Your instructions >> Copy each line in the data that includes the word "with".
┌────────
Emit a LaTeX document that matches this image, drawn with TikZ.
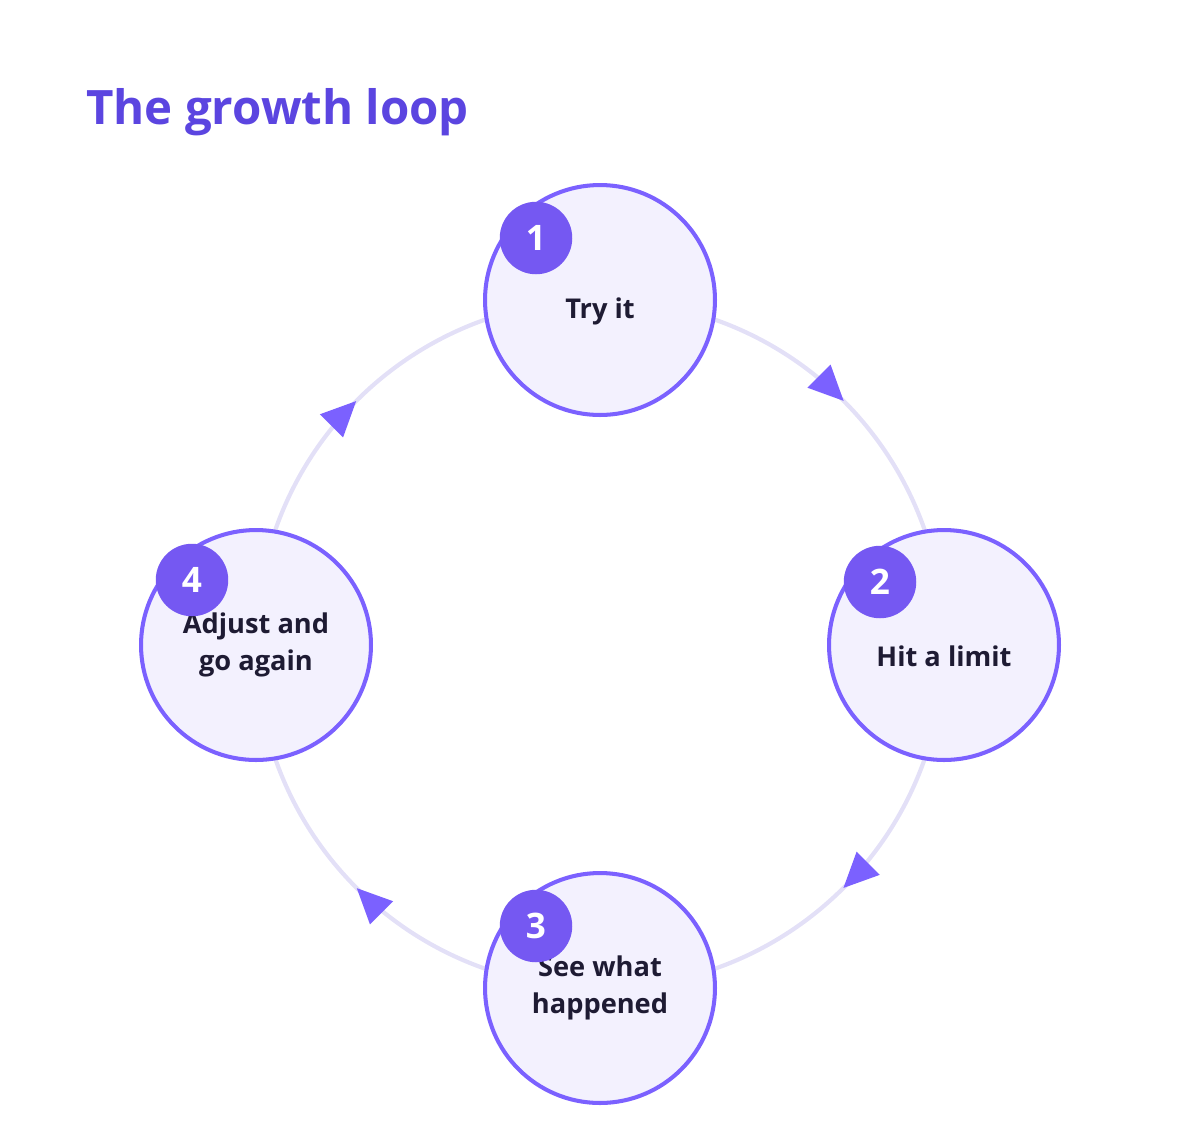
\documentclass[tikz,border=0pt]{standalone}
\usepackage{fontspec}
\setmainfont{Open Sans}
\usetikzlibrary{positioning,arrows.meta,decorations.markings}
\definecolor{ringc}{HTML}{E3E0F7}
\definecolor{stepfill}{HTML}{F3F1FE}
\definecolor{stepline}{HTML}{7B61FF}
\definecolor{badgec}{HTML}{7558F2}
\definecolor{titlec}{HTML}{5B45E0}
\definecolor{textc}{HTML}{1E1B33}
\begin{document}
\begin{tikzpicture}[x=0.02cm, y=-0.02cm,
    stage/.style={circle, draw=stepline, line width=2.3pt, fill=stepfill, minimum size=4.6cm, align=center, text=textc, font=\fontsize{15.5}{21}\selectfont\bfseries},
    badge/.style={circle, fill=badgec, minimum size=1.45cm, inner sep=0pt, text=white, font=\fontsize{20}{20}\selectfont\bfseries},
    ring/.style={draw=ringc, line width=2.4pt, postaction={decorate}, decoration={markings, mark=at position 0.5 with {\arrow[stepline]{Triangle[length=20pt,width=18pt]}}}}]
    \useasboundingbox (0,0) rectangle (1200,1120);

    % Title
    \node[anchor=west, text=titlec, font=\fontsize{27}{30}\selectfont\bfseries] (title) at (80,112) {The growth loop};

    % Loop connectors (drawn below the stages)
    \coordinate (c1) at (600,300);
    \coordinate (c2) at (944,645);
    \coordinate (c3) at (600,988);
    \coordinate (c4) at (256,645);
    \draw[ring] (c1) to[bend left=45] (c2);
    \draw[ring] (c2) to[bend left=45] (c3);
    \draw[ring] (c3) to[bend left=45] (c4);
    \draw[ring] (c4) to[bend left=45] (c1);

    % Stages
    \node[stage] (try) at (c1) {\\[4pt]Try it};
    \node[stage] (hit) at (c2) {\\[4pt]Hit a limit};
    \node[stage] (see) at (c3) {See what\\happened};
    \node[stage] (adjust) at (c4) {Adjust and\\go again};

    % Badges
    \node[badge] (b1) at (536,238) {1};
    \node[badge] (b2) at (880,582) {2};
    \node[badge] (b3) at (536,926) {3};
    \node[badge] (b4) at (192,580) {4};
\end{tikzpicture}
\end{document}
└────────
Task solution >>
Emit a LaTeX document that matches this image, drawn with TikZ.
    ring/.style={draw=ringc, line width=2.4pt, postaction={decorate}, decoration={markings, mark=at position 0.5 with {\arrow[stepline]{Triangle[length=20pt,width=18pt]}}}}]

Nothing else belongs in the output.